Le programme visait à créer une « grappe » d’exploitants agricoles, de scientifiques, de dirigeants des secteurs des engrais et de l’agroentreprise, de spécialistes de la conservation et d’autorités gouvernementales qui collaboreraient à améliorer les méthodes de fertilisation. L’expérience pilote du programme Farming 4R Watershed a obtenu un certain nombre de réussites, y compris le resserrement des liens entre, d’une part, l’Office et les conseillers agricoles et, d’autre part, les entreprises de cultures commerciales. La participation à un premier atelier a été plus grande qu’il avait été prévu, et l’Office a pu recueillir de précieux commentaires.

L’expérience pilote est maintenant terminée, mais le Programme de qualité de l’eau en milieu rural de l’Office de protection de la nature de la rivière Grand continuera d’aider les exploitants agricoles à écologiser leur activité comme il le fait depuis 17 ans, en apportant une assistance financière à la mise en œuvre des pratiques exemplaires de gestion dans les fermes de la région. Ce programme et le Plan de gestion de l’eau nouvellement élaboré par l’Office sont des outils de promotion des pratiques exemplaires. On espère que dans un avenir prochain, des incitatifs pour créer des plans 4R seront aussi offerts.

La rivière Grand sillonne les terres agricoles. Photo : Carl Hiebert, Office de protection de la nature de la rivière Grand.

La rivière Grand sillonne les terres agricoles. Photo : Carl Hiebert, Office de protection de la nature de la rivière Grand.

Similitudes et différences

Il y a des similitudes et des différences entre le 4R Nutrient Stewardship Certification Program aux États-Unis et le programme Farming 4R Watershed en Ontario. L’industrie des engrais appuie entièrement les deux programmes. Le Fertilizer Institute, l’Institut canadien des engrais et l’International Plant Nutrition Institute sont tous des partenaires actifs.

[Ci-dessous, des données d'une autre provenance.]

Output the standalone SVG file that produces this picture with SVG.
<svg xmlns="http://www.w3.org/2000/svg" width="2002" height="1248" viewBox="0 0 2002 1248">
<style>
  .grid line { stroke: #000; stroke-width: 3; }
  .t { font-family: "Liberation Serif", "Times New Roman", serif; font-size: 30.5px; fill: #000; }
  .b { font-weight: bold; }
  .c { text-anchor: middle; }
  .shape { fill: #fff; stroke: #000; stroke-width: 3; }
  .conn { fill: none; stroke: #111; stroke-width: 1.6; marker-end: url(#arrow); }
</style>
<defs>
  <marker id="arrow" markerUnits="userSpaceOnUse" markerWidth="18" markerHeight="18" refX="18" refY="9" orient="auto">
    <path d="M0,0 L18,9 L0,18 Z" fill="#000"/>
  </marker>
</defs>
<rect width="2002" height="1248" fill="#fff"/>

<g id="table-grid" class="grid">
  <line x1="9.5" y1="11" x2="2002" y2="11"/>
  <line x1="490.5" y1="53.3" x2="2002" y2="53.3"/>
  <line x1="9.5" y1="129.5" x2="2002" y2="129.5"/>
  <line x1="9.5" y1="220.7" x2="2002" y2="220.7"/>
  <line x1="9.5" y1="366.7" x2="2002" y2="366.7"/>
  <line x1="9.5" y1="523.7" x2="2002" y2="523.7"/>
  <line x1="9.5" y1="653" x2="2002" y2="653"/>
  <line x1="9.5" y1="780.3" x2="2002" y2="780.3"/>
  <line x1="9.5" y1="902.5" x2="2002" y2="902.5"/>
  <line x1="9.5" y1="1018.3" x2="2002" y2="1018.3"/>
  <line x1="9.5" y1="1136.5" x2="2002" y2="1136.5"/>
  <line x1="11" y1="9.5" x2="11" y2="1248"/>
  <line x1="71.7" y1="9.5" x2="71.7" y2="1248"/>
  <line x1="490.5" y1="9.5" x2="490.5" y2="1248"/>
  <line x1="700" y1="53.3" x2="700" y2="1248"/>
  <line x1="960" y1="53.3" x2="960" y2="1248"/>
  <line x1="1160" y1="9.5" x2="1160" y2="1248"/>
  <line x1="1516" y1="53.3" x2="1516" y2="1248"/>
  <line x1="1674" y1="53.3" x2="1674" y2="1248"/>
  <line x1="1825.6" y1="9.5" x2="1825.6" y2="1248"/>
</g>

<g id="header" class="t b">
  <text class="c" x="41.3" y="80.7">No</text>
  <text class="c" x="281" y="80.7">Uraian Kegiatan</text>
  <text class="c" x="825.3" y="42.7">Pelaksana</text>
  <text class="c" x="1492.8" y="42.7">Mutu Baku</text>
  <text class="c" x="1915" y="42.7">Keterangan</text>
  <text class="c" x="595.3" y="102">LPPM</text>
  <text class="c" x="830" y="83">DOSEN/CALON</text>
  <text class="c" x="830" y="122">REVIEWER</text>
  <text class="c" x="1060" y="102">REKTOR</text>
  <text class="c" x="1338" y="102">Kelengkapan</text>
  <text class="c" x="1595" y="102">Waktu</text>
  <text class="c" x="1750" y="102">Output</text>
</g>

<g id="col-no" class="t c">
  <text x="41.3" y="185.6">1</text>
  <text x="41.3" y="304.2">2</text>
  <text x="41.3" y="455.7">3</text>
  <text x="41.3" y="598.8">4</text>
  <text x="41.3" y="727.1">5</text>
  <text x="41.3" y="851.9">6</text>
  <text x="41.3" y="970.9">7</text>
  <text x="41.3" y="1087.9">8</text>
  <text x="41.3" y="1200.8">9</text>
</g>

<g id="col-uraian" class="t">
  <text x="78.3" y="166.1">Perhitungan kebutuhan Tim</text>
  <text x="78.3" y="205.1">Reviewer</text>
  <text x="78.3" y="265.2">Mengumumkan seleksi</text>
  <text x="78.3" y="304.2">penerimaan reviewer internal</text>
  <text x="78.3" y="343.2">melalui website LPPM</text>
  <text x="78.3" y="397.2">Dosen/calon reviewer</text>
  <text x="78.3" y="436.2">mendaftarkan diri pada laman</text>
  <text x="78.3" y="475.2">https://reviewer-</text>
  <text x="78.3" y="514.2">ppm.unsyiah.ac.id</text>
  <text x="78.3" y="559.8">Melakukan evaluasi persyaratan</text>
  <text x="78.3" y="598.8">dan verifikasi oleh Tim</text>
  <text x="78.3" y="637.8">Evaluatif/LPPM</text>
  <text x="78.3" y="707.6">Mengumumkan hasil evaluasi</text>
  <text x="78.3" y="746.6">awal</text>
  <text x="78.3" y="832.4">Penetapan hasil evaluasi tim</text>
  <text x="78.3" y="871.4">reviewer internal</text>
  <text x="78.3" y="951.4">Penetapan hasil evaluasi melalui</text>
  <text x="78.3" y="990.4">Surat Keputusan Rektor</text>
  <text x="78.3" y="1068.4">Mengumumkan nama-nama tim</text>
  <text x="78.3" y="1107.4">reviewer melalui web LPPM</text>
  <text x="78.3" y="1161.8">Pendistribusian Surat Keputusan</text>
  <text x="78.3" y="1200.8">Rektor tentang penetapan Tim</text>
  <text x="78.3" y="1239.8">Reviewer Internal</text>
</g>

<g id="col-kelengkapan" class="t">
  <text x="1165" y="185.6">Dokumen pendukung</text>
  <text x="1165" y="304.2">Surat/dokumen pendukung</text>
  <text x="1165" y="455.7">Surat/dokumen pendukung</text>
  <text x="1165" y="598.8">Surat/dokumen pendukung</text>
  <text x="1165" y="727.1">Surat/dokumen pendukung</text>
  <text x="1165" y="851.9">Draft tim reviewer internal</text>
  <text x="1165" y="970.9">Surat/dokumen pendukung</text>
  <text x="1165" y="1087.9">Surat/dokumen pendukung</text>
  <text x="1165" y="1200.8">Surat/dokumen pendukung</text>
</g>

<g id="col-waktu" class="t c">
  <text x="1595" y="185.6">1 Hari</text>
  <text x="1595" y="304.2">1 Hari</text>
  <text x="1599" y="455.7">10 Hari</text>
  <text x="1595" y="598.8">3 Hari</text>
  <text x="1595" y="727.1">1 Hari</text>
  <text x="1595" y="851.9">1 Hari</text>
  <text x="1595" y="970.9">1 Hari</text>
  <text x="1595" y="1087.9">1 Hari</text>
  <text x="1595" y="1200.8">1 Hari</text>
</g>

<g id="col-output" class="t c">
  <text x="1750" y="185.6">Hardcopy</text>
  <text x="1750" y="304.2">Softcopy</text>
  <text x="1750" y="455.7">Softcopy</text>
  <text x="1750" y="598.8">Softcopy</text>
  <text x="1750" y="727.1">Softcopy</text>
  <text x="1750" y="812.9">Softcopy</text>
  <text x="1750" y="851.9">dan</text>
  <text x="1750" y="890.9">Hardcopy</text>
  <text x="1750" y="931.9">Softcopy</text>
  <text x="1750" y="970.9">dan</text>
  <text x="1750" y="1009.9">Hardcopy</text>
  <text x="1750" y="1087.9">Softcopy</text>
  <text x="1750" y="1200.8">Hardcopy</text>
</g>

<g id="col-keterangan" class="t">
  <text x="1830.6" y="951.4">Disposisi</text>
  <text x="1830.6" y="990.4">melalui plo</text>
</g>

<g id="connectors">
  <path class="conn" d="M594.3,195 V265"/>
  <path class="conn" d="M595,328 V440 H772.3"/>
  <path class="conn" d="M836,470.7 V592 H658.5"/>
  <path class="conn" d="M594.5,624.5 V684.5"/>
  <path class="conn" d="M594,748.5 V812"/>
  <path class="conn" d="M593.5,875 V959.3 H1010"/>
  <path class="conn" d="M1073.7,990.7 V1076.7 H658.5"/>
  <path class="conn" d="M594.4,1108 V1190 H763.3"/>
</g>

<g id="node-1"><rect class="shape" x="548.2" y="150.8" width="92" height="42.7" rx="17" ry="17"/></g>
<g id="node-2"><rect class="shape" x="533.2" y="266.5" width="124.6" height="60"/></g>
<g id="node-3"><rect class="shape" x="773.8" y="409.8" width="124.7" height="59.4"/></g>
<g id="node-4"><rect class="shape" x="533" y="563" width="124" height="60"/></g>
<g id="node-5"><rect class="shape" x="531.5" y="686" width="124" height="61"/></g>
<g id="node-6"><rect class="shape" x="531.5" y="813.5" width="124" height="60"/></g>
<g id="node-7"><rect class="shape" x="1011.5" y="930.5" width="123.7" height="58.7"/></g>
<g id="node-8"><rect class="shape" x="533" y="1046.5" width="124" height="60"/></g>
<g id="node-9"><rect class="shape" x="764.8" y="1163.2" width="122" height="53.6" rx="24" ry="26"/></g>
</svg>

Cependant, la portée de chacun est différente. Le programme américain concerne l’épandage dans les trois États du bassin occidental du lac Érié, tandis que le programme canadien est axé sur un affluent qui se jette dans le bassin central du lac. Le programme américain vise à certifier les détaillants d’engrais, pour qu’ils transmettent ensuite leurs connaissances aux agriculteurs, alors que le programme canadien s’adresse directement aux agriculteurs et définit un cadre pour l’élaboration d’un plan de bonne gestion des nutriments 4R.

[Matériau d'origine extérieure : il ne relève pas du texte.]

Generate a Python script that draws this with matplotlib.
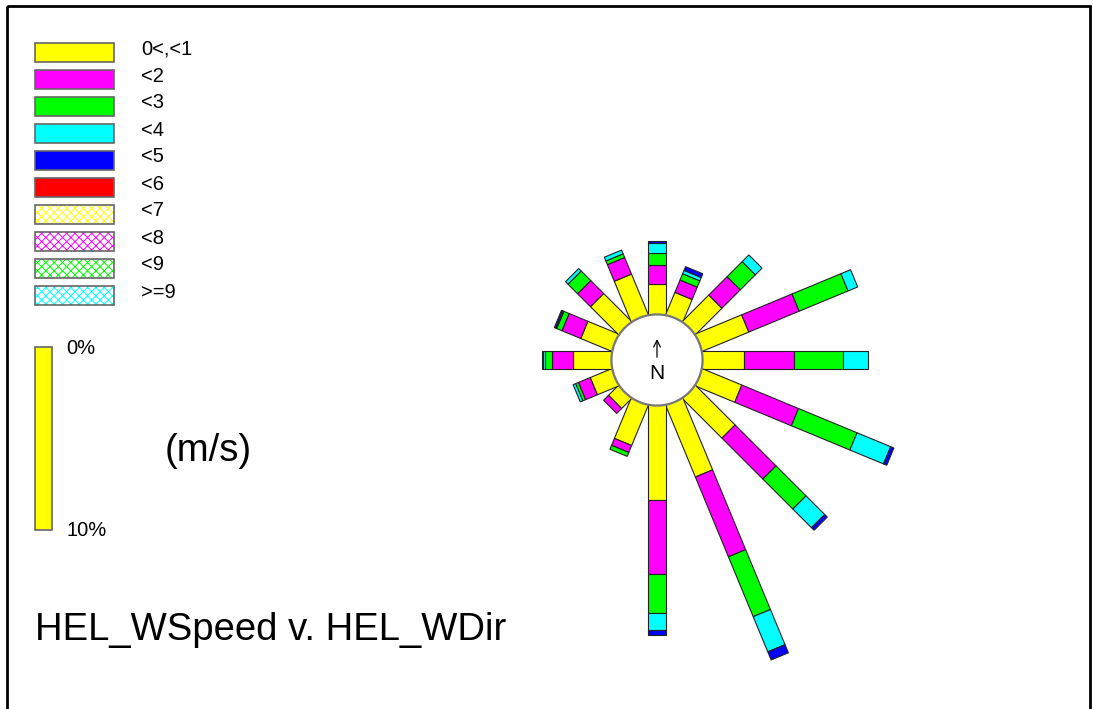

Les experts de la CMI, de ses conseils et de ses alliés espèrent que les principes 4R, déjà ancrés dans le monde agricole, joueront un rôle important dans la gestion de l’agriculture tournée vers l’avenir qui protège les ressources en eau et les profits des exploitants. Il se peut que la réglementation de l’emploi des engrais phosphatés apporte la solution au problème de la trop grande quantité d’apports nutritifs au lac Érié, mais les mesures d’application volontaire comme en proposent ces programmes constituent un grand pas dans la bonne direction.